# start of Dataset extract

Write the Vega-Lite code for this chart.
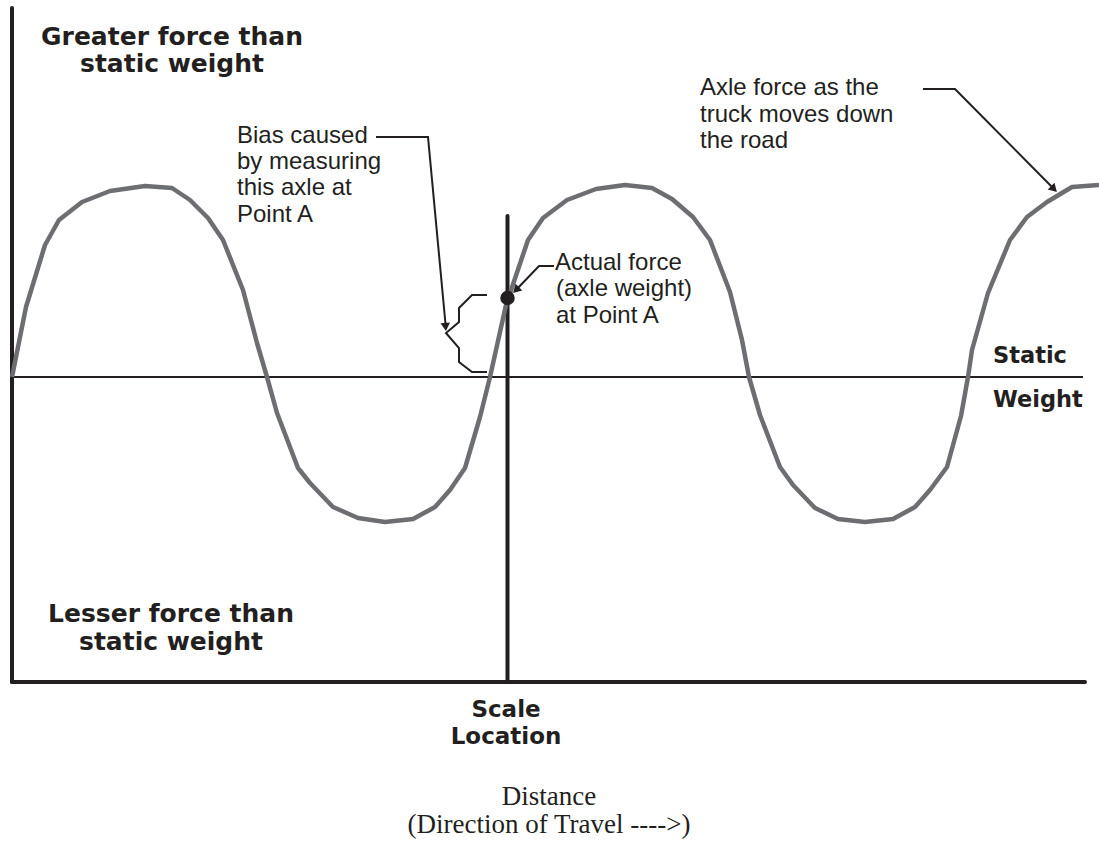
{
  "$schema": "https://vega.github.io/schema/vega-lite/v6.json",
  "width": 1099,
  "height": 841,
  "padding": 0,
  "autosize": {"type": "none"},
  "background": "white",
  "config": {"view": {"stroke": null}},
  "layer": [
    {
      "data": {"values": [
        {"d": 12, "f": 0, "d2": 1083, "f2": 0}
      ]},
      "mark": {"type": "rule", "stroke": "#231f20", "strokeWidth": 2},
      "encoding": {
        "x": {"field": "d", "type": "quantitative", "scale": {"domain": [0, 1099], "nice": false, "zero": false}, "axis": null},
        "y": {"field": "f", "type": "quantitative", "scale": {"domain": [-464, 377], "nice": false, "zero": false}, "axis": null},
        "x2": {"field": "d2"},
        "y2": {"field": "f2"}
      }
    },
    {
      "data": {"values": [
        {"d": 12, "f": 369, "d2": 12, "f2": -305},
        {"d": 12, "f": -305, "d2": 1085, "f2": -305},
        {"d": 507.5, "f": 161, "d2": 507.5, "f2": -305}
      ]},
      "mark": {"type": "rule", "stroke": "#231f20", "strokeWidth": 4, "strokeCap": "round"},
      "encoding": {
        "x": {"field": "d", "type": "quantitative", "scale": {"domain": [0, 1099], "nice": false, "zero": false}, "axis": null},
        "y": {"field": "f", "type": "quantitative", "scale": {"domain": [-464, 377], "nice": false, "zero": false}, "axis": null},
        "x2": {"field": "d2"},
        "y2": {"field": "f2"}
      }
    },
    {
      "data": {"values": [
        {"d": 12, "f": 0}, {"d": 26, "f": 70}, {"d": 45, "f": 132}, {"d": 59, "f": 157}, {"d": 82, "f": 175},
        {"d": 110, "f": 186}, {"d": 145, "f": 191}, {"d": 172, "f": 189}, {"d": 190, "f": 177}, {"d": 208, "f": 159},
        {"d": 223, "f": 137}, {"d": 243, "f": 87}, {"d": 257, "f": 34}, {"d": 267, "f": 0},
        {"d": 277, "f": -36}, {"d": 298, "f": -91}, {"d": 310, "f": -106}, {"d": 333, "f": -130}, {"d": 358, "f": -141},
        {"d": 385, "f": -145}, {"d": 413, "f": -142}, {"d": 435, "f": -130}, {"d": 450, "f": -113}, {"d": 465, "f": -91},
        {"d": 480, "f": -40}, {"d": 490, "f": 0},
        {"d": 506, "f": 72}, {"d": 528, "f": 137}, {"d": 543, "f": 159}, {"d": 567, "f": 177}, {"d": 596, "f": 188},
        {"d": 625, "f": 192}, {"d": 652, "f": 189}, {"d": 672, "f": 178}, {"d": 693, "f": 160}, {"d": 710, "f": 137},
        {"d": 730, "f": 85}, {"d": 742, "f": 37}, {"d": 749, "f": 0},
        {"d": 760, "f": -38}, {"d": 780, "f": -90}, {"d": 793, "f": -108}, {"d": 815, "f": -131}, {"d": 838, "f": -142},
        {"d": 865, "f": -145}, {"d": 893, "f": -142}, {"d": 915, "f": -130}, {"d": 930, "f": -113}, {"d": 947, "f": -90},
        {"d": 961, "f": -39}, {"d": 968, "f": 0},
        {"d": 972, "f": 27}, {"d": 988, "f": 84}, {"d": 1010, "f": 137}, {"d": 1027, "f": 160}, {"d": 1047, "f": 175},
        {"d": 1072, "f": 190}, {"d": 1099, "f": 192}
      ]},
      "mark": {"type": "line", "stroke": "#6d6e71", "strokeWidth": 4.5, "strokeJoin": "round"},
      "encoding": {
        "x": {"field": "d", "type": "quantitative", "scale": {"domain": [0, 1099], "nice": false, "zero": false}, "axis": null},
        "y": {"field": "f", "type": "quantitative", "scale": {"domain": [-464, 377], "nice": false, "zero": false}, "axis": null}
      }
    },
    {
      "data": {"values": [
        {"seg": "brace", "i": 1, "d": 487, "f": 82}, {"seg": "brace", "i": 2, "d": 472, "f": 82},
        {"seg": "brace", "i": 3, "d": 459, "f": 69}, {"seg": "brace", "i": 4, "d": 459, "f": 55},
        {"seg": "brace", "i": 5, "d": 446, "f": 44}, {"seg": "brace", "i": 6, "d": 459, "f": 29},
        {"seg": "brace", "i": 7, "d": 459, "f": 15}, {"seg": "brace", "i": 8, "d": 472, "f": 5},
        {"seg": "brace", "i": 9, "d": 487, "f": 5},
        {"seg": "bias", "i": 1, "d": 376, "f": 240}, {"seg": "bias", "i": 2, "d": 428, "f": 240},
        {"seg": "bias", "i": 3, "d": 445.6, "f": 52},
        {"seg": "actual", "i": 1, "d": 554, "f": 111}, {"seg": "actual", "i": 2, "d": 539, "f": 111},
        {"seg": "actual", "i": 3, "d": 516, "f": 87},
        {"seg": "axle", "i": 1, "d": 923, "f": 288}, {"seg": "axle", "i": 2, "d": 955, "f": 288},
        {"seg": "axle", "i": 3, "d": 1054, "f": 188}
      ]},
      "mark": {"type": "line", "stroke": "#231f20", "strokeWidth": 2},
      "encoding": {
        "x": {"field": "d", "type": "quantitative", "scale": {"domain": [0, 1099], "nice": false, "zero": false}, "axis": null},
        "y": {"field": "f", "type": "quantitative", "scale": {"domain": [-464, 377], "nice": false, "zero": false}, "axis": null},
        "detail": {"field": "seg"},
        "order": {"field": "i", "type": "quantitative"}
      }
    },
    {
      "data": {"values": [{"d": 445.6, "f": 50}]},
      "mark": {"type": "point", "shape": "triangle-down", "filled": true, "color": "#231f20", "opacity": 1, "size": 90, "angle": -5},
      "encoding": {
        "x": {"field": "d", "type": "quantitative", "scale": {"domain": [0, 1099], "nice": false, "zero": false}, "axis": null},
        "y": {"field": "f", "type": "quantitative", "scale": {"domain": [-464, 377], "nice": false, "zero": false}, "axis": null}
      }
    },
    {
      "data": {"values": [{"d": 516, "f": 87}]},
      "mark": {"type": "point", "shape": "triangle-down", "filled": true, "color": "#231f20", "opacity": 1, "size": 90, "angle": 45},
      "encoding": {
        "x": {"field": "d", "type": "quantitative", "scale": {"domain": [0, 1099], "nice": false, "zero": false}, "axis": null},
        "y": {"field": "f", "type": "quantitative", "scale": {"domain": [-464, 377], "nice": false, "zero": false}, "axis": null}
      }
    },
    {
      "data": {"values": [{"d": 1054, "f": 188}]},
      "mark": {"type": "point", "shape": "triangle-down", "filled": true, "color": "#231f20", "opacity": 1, "size": 90, "angle": -45},
      "encoding": {
        "x": {"field": "d", "type": "quantitative", "scale": {"domain": [0, 1099], "nice": false, "zero": false}, "axis": null},
        "y": {"field": "f", "type": "quantitative", "scale": {"domain": [-464, 377], "nice": false, "zero": false}, "axis": null}
      }
    },
    {
      "data": {"values": [{"d": 507.5, "f": 79}]},
      "mark": {"type": "point", "shape": "circle", "filled": true, "color": "#231f20", "opacity": 1, "size": 210},
      "encoding": {
        "x": {"field": "d", "type": "quantitative", "scale": {"domain": [0, 1099], "nice": false, "zero": false}, "axis": null},
        "y": {"field": "f", "type": "quantitative", "scale": {"domain": [-464, 377], "nice": false, "zero": false}, "axis": null}
      }
    },
    {
      "data": {"values": [
        {"d": 237, "f": 234, "label": "Bias caused"},
        {"d": 237, "f": 208, "label": "by measuring"},
        {"d": 237, "f": 182, "label": "this axle at"},
        {"d": 237, "f": 155, "label": "Point A"},
        {"d": 555, "f": 107, "label": "Actual force"},
        {"d": 556, "f": 81, "label": "(axle weight)"},
        {"d": 556, "f": 54, "label": "at Point A"},
        {"d": 700, "f": 282, "label": "Axle force as the"},
        {"d": 700, "f": 255, "label": "truck moves down"},
        {"d": 700, "f": 229, "label": "the road"}
      ]},
      "mark": {"type": "text", "align": "left", "baseline": "alphabetic", "font": "Liberation Sans", "fontSize": 24, "color": "#231f20"},
      "encoding": {
        "x": {"field": "d", "type": "quantitative", "scale": {"domain": [0, 1099], "nice": false, "zero": false}, "axis": null},
        "y": {"field": "f", "type": "quantitative", "scale": {"domain": [-464, 377], "nice": false, "zero": false}, "axis": null},
        "text": {"field": "label"}
      }
    },
    {
      "data": {"values": [
        {"d": 172, "f": 332, "label": "Greater force than"},
        {"d": 172, "f": 305, "label": "static weight"},
        {"d": 171, "f": -245, "label": "Lesser force than"},
        {"d": 171, "f": -273, "label": "static weight"}
      ]},
      "mark": {"type": "text", "align": "center", "baseline": "alphabetic", "font": "DejaVu Sans", "fontWeight": "bold", "fontSize": 25, "color": "#231f20"},
      "encoding": {
        "x": {"field": "d", "type": "quantitative", "scale": {"domain": [0, 1099], "nice": false, "zero": false}, "axis": null},
        "y": {"field": "f", "type": "quantitative", "scale": {"domain": [-464, 377], "nice": false, "zero": false}, "axis": null},
        "text": {"field": "label"}
      }
    },
    {
      "data": {"values": [
        {"d": 993, "f": 14, "label": "Static"},
        {"d": 993, "f": -30, "label": "Weight"}
      ]},
      "mark": {"type": "text", "align": "left", "baseline": "alphabetic", "font": "DejaVu Sans", "fontWeight": "bold", "fontSize": 22.5, "color": "#231f20"},
      "encoding": {
        "x": {"field": "d", "type": "quantitative", "scale": {"domain": [0, 1099], "nice": false, "zero": false}, "axis": null},
        "y": {"field": "f", "type": "quantitative", "scale": {"domain": [-464, 377], "nice": false, "zero": false}, "axis": null},
        "text": {"field": "label"}
      }
    },
    {
      "data": {"values": [
        {"d": 506, "f": -340, "label": "Scale"},
        {"d": 506, "f": -367, "label": "Location"}
      ]},
      "mark": {"type": "text", "align": "center", "baseline": "alphabetic", "font": "DejaVu Sans", "fontWeight": "bold", "fontSize": 23, "color": "#231f20"},
      "encoding": {
        "x": {"field": "d", "type": "quantitative", "scale": {"domain": [0, 1099], "nice": false, "zero": false}, "axis": null},
        "y": {"field": "f", "type": "quantitative", "scale": {"domain": [-464, 377], "nice": false, "zero": false}, "axis": null},
        "text": {"field": "label"}
      }
    },
    {
      "data": {"values": [
        {"d": 549, "f": -428, "label": "Distance"},
        {"d": 549, "f": -456, "label": "(Direction of Travel ---->)"}
      ]},
      "mark": {"type": "text", "align": "center", "baseline": "alphabetic", "font": "Liberation Serif", "fontSize": 27, "color": "#231f20"},
      "encoding": {
        "x": {"field": "d", "type": "quantitative", "scale": {"domain": [0, 1099], "nice": false, "zero": false}, "axis": null},
        "y": {"field": "f", "type": "quantitative", "scale": {"domain": [-464, 377], "nice": false, "zero": false}, "axis": null},
        "text": {"field": "label"}
      }
    }
  ]
}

# end of Dataset extract

◆ **Instructions for the task**
Of all the lines in the listing above, how many include "this"? Write only the number.

◆ **Correct output**
2